Minister of Justice
- In office 1924–1925
- In office 1922–1922

Minister of Interior
- In office 1920–1921
- Prime Minister: Rafael Erich

Personal details
- Born: Albert Alexander von Hellens 22 November 1879 Helsinki, Grand Duchy of Finland
- Died: 2 April 1950 (aged 70) Turku, Finland
- Spouse: Maja Oihonna of Ursin
- Occupation: Jurist

= Albert von Hellens =

Finnish jurist and politician (1879–1950)

Albert von Hellens (1879–1950) was a Finnish lawyer and jurist who served as the Finnish minister of interior and minister of justice in the 1920s. Being a member of the von Hellens noble family he also headed the Court of Appeal of Turku.

==Early life==
Von Hellens was born in Helsinki on 22 November 1879. His parents were Lars Theodor von Hellens and Johanna Maria Augusta of Heurlin.

==Career==
Following his graduation, von Hellens worked as the secretary of the judicial institution in Turku between 1903 and 1918. In 1917 he was named as the governor of Turku and Björneborg which he held for one year. He was also governor of the Kuopio county in the same period. From 1919 to 1930 he was the governor of Tavastehus county.
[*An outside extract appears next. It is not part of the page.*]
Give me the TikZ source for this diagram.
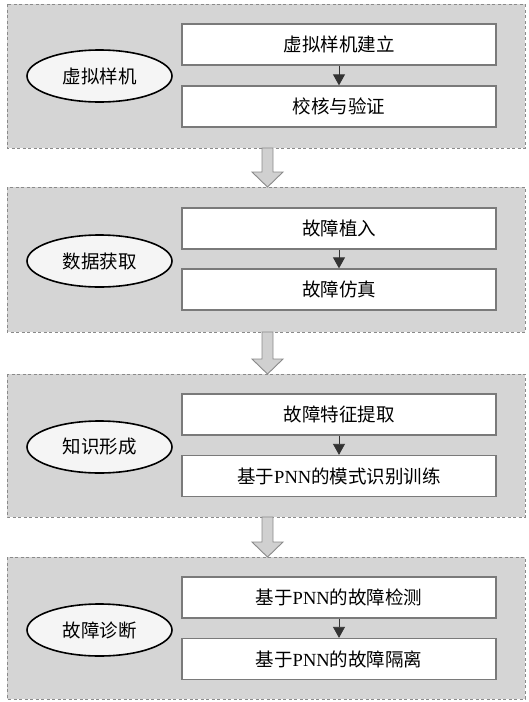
\documentclass[tikz,border=0pt]{standalone}
\usepackage{fontspec}
\setmainfont{Liberation Serif}
\newfontfamily\cjk{Noto Sans CJK SC}
\usetikzlibrary{arrows.meta,shapes.geometric}
\definecolor{panelfill}{HTML}{D5D5D5}
\definecolor{panelline}{HTML}{8A8A8A}
\definecolor{boxline}{HTML}{7A7A7A}
\definecolor{arrowfill}{HTML}{D0D0D0}
\tikzset{
  panel/.style={draw=panelline, fill=panelfill, dash pattern=on 3pt off 2.5pt, line width=1pt},
  stepbox/.style={draw=boxline, fill=white, line width=1.3pt, minimum width=314pt, minimum height=41pt, inner sep=0pt, font=\fontsize{18.5}{22}\selectfont},
  phase/.style={ellipse, draw=black, fill=white!96!black, line width=1.6pt, minimum width=145pt, minimum height=52pt, inner sep=0pt, font=\fontsize{18.5}{22}\cjk},
  smallarrow/.style={draw=black!80, line width=0.8pt, -{Triangle[length=11pt,width=12pt]}},
  bigarrow/.style={draw=panelline, fill=arrowfill, line width=0.9pt, line join=miter}
}
\newcommand{\zh}[1]{{\cjk #1}}
\begin{document}
\begin{tikzpicture}[x=1pt,y=1pt]
\useasboundingbox (0,0) rectangle (529,-702);
% panels
\draw[panel] (7,-4) rectangle (525,-148);
\draw[panel] (7,-187) rectangle (525,-332);
\draw[panel] (7,-374) rectangle (525,-517);
\draw[panel] (7,-557) rectangle (525,-699);
% big arrows
\foreach \ya/\yb in {148/187, 332/374, 517/557}{
  \pgfmathsetmacro{\yh}{\yb-15}
  \draw[bigarrow] (262,-\ya) -- (273,-\ya) -- (273,-\yh) -- (283,-\yh) -- (267.5,-\yb) -- (252,-\yh) -- (262,-\yh) -- cycle;
}
% panel 1
\node[stepbox] (a1) at (339,-44.5) {\zh{虚拟样机建立}};
\node[stepbox] (a2) at (339,-106.5) {\zh{校核与验证}};
\node[phase] (e1) at (99.5,-76) {虚拟样机};
\draw[smallarrow] (a1) -- (a2);
% panel 2
\node[stepbox] (b1) at (339,-228.5) {\zh{故障植入}};
\node[stepbox] (b2) at (339,-289.5) {\zh{故障仿真}};
\node[phase] (e2) at (99.5,-261) {数据获取};
\draw[smallarrow] (b1) -- (b2);
% panel 3
\node[stepbox] (c1) at (339,-414.5) {\zh{故障特征提取}};
\node[stepbox] (c2) at (339,-476) {\zh{基于}PNN\zh{的模式识别训练}};
\node[phase] (e3) at (99.5,-447) {知识形成};
\draw[smallarrow] (c1) -- (c2);
% panel 4
\node[stepbox] (d1) at (339,-597.5) {\zh{基于}PNN\zh{的故障检测}};
\node[stepbox] (d2) at (339,-659) {\zh{基于}PNN\zh{的故障隔离}};
\node[phase] (e4) at (99.5,-630) {故障诊断};
\draw[smallarrow] (d1) -- (d2);
\end{tikzpicture}
\end{document}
In 1917 von Hellens joined the National Progress Party. Between 1920 and 1921 he was the minister of interior. In 1922 he was named as the minister of justice which he also held from 1924 to 1925. In 1930 he was appointed president of the Court of Appeal of Turku and remained in the post until his retirement in 1949.

==Personal life and death==
Von Hellens married Maja Oihonna of Ursin in 1903. He died in Turku on 2 April 1950.

===Awards===
Von Hellens was the recipient of the Order of the Lion of Finland.